Housed in a long, narrow room off Aungier Street, Uno Mas looks as if it's been airlifted in from Barcelona. Shelves laden with wine bottles hang on white walls above a dark green leather banquette that stretches from the door to the bar down the back. Perch here for views of the kitchen or settle in to one of the closely packed tables for a taste of Spanish sunshine.
The younger sister of Etto, Uno Mas has the same impeccable credentials as the perennially popular Italian: Using quality Spanish ingredients simply treated, the menu offers a thrilling walk through Spain’s eclectic culinary landscape.
Chef and business partner Paul McNamara (formerly of Etto and Lock’s) is the man with the pans, serving up the type of fuss-free, flavoursome food that put Etto on every food lover’s map.
Snacks like lightly scorched padron peppers, crispy pigs’ ear and thinly sliced jamon Iberico are a great start and worthy introduction to the pure flavours on offer.
Simple sounding dishes like cockles in fino sherry or octopus with kale, potato and violet garlic all over deliver, with a wonderful fresh, by-the-sea taste explosion. While Paul’s seafood is exceptional, dishes like Ibérico pork presa with Pink Fir Apple potatoes pack a serious punch too.

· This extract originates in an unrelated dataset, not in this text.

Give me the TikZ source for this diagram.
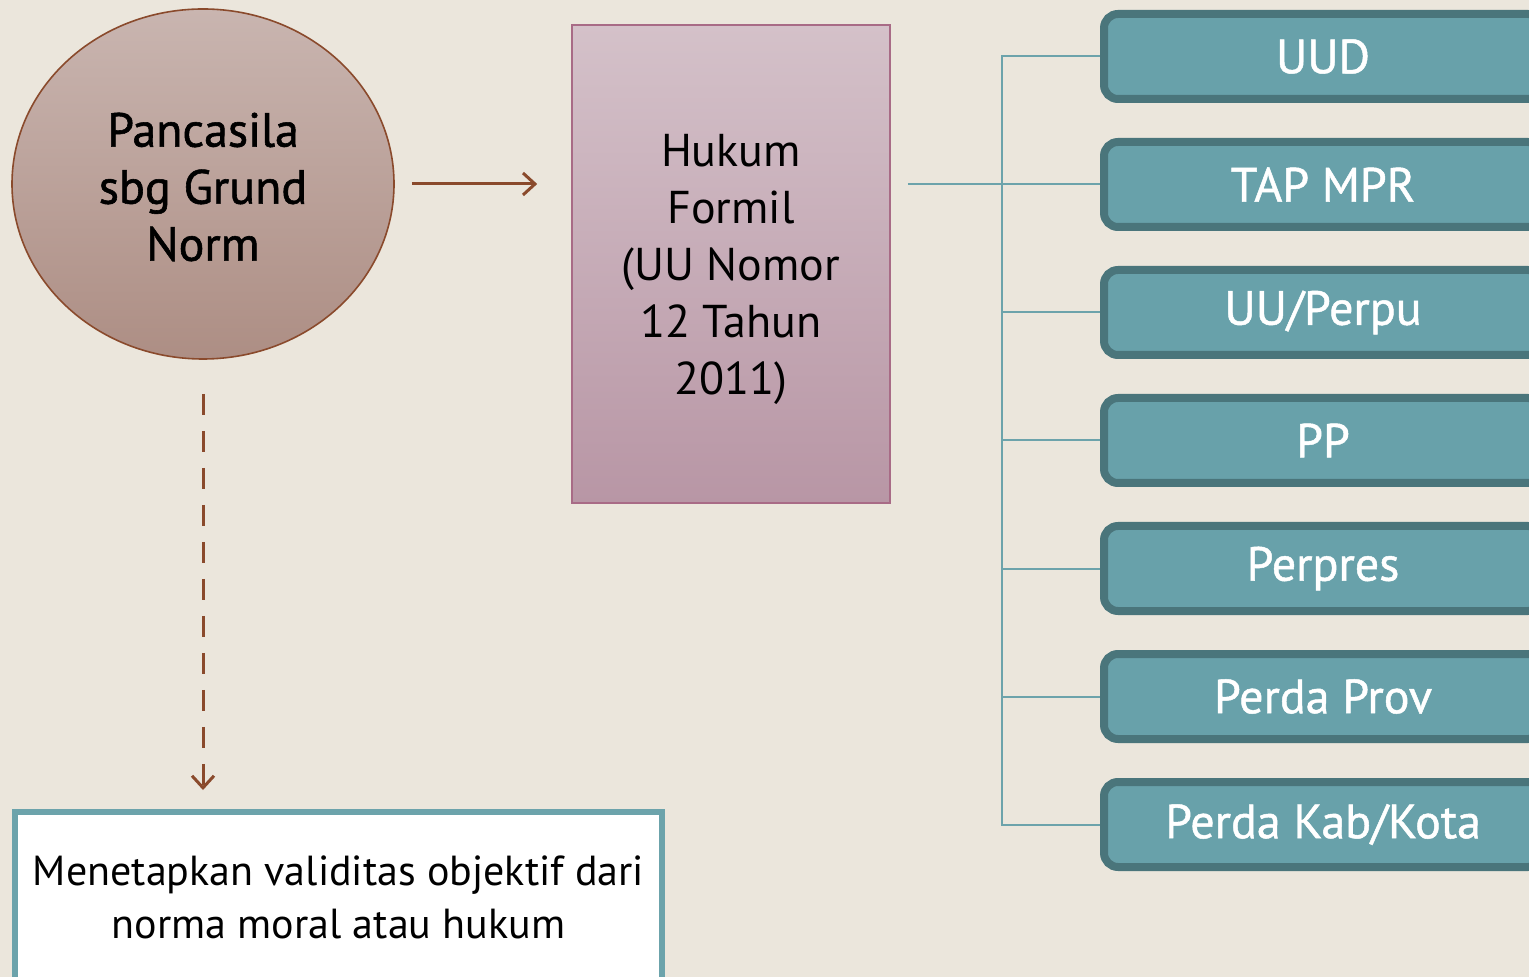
\documentclass[tikz,border=0pt]{standalone}
\usepackage{fontspec}
\setmainfont{PT Sans}
\usepackage[usenames,dvipsnames]{xcolor}
\usepackage{tikz}
\usetikzlibrary{shapes.geometric}
\usetikzlibrary{arrows.meta}

\definecolor{latar}{HTML}{EBE6DC}
\definecolor{coklat}{HTML}{8A4A2C}
\definecolor{bulatatas}{HTML}{C9B5B0}
\definecolor{bulatbawah}{HTML}{AD8E84}
\definecolor{ungutepi}{HTML}{A86B86}
\definecolor{unguatas}{HTML}{D4C1C9}
\definecolor{ungubawah}{HTML}{B896A5}
\definecolor{tosca}{HTML}{68A1AA}
\definecolor{toscatua}{HTML}{4A757B}
\definecolor{toscagaris}{HTML}{6CA3AB}

\begin{document}
\begin{tikzpicture}[
        x=0.5pt, y=-0.5pt,
        grund/.style={ellipse, draw=coklat, line width=0.8pt, top color=bulatatas, bottom color=bulatbawah,
            minimum width=191pt, minimum height=175pt, inner sep=0pt, align=center,
            font=\fontsize{24}{28.5}\selectfont\addfontfeature{FakeBold=1.2}},
        formil/.style={rectangle, draw=ungutepi, line width=0.8pt, top color=unguatas, bottom color=ungubawah,
            minimum width=159pt, minimum height=239pt, inner sep=0pt, align=center,
            font=\fontsize{23}{28.5}\selectfont},
        jenjang/.style={rectangle, rounded corners=7pt, draw=toscatua, line width=4pt, fill=tosca, text=white,
            minimum width=219pt, minimum height=42.5pt, inner sep=0pt,
            font=\fontsize{24}{28}\selectfont\addfontfeature{FakeBold=1}},
        makna/.style={rectangle, draw=toscagaris, line width=3pt, fill=white,
            minimum width=323.5pt, minimum height=85.5pt, inner sep=0pt, align=center,
            font=\fontsize{21}{26.5}\selectfont},
        link/.style={draw=toscagaris, line width=1pt},
        panah/.style={draw=coklat, line width=1.5pt, -{Straight Barb[length=6pt,width=11pt]}},
    ]
    \useasboundingbox (0,0) rectangle (1529,977);
    \fill[latar] (0,0) rectangle (1529,977);

    % dasar
    \node[grund] (grund) at (203,184) {\rule{0pt}{20pt}Pancasila\\sbg Grund\\Norm};
    \node[formil] (formil) at (731,264) {\rule{0pt}{22pt}Hukum\\Formil\\(UU Nomor\\12 Tahun\\2011)};
    \node[makna] (makna) at (338.5,897.5) {Menetapkan validitas objektif dari\\norma moral atau hukum};

    % hierarki
    \node[jenjang] (uud) at (1323,56.5) {UUD};
    \node[jenjang] (tap) at (1323,184.5) {TAP MPR};
    \node[jenjang] (uu) at (1323,312.5) {UU/Perpu};
    \node[jenjang] (pp) at (1323,440.5) {PP};
    \node[jenjang] (perpres) at (1323,568.5) {Perpres};
    \node[jenjang] (prov) at (1323,696.5) {Perda Prov};
    \node[jenjang] (kab) at (1323,824.5) {Perda Kab/Kota};

    % panah
    \draw[panah, shorten <=8.5pt, shorten >=17pt] (grund.east) -- (grund.east -| formil.west);
    \draw[panah, dash pattern=on 10.5pt off 8pt, shorten <=17pt, shorten >=9.5pt] (grund.south) -- (grund.south |- makna.north);

    % cabang
    \coordinate (hub) at (1002,184);
    \draw[link, shorten <=8.5pt] (formil.east |- hub) -- (hub);
    \draw[link] (hub) |- (uud.west);
    \draw[link] (hub) |- (tap.west);
    \draw[link] (hub) |- (uu.west);
    \draw[link] (hub) |- (pp.west);
    \draw[link] (hub) |- (perpres.west);
    \draw[link] (hub) |- (prov.west);
    \draw[link] (hub) |- (kab.west);
\end{tikzpicture}
\end{document}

Leave room for dessert: The simple sounding flan de queso is a knock-out and destined to become Uno Mas’ equivalent of Etto’s red wine prunes with vanilla mascarpone. We suspect this crème-caramel style dessert – made with cream cheese and topped with a butterscotch style caramel sauce – will never leave the menu.
As you’d expect from Liz and Simon, Uno Mas’s wine offering is exceptional, with over 150 mostly Spanish and Portuguese wines available, including many by the glass and a nice choice of sherry.
Hip and buzzy, booking is recommended in this hot spot, where you can expect to find chefs and food critics dining on their nights off.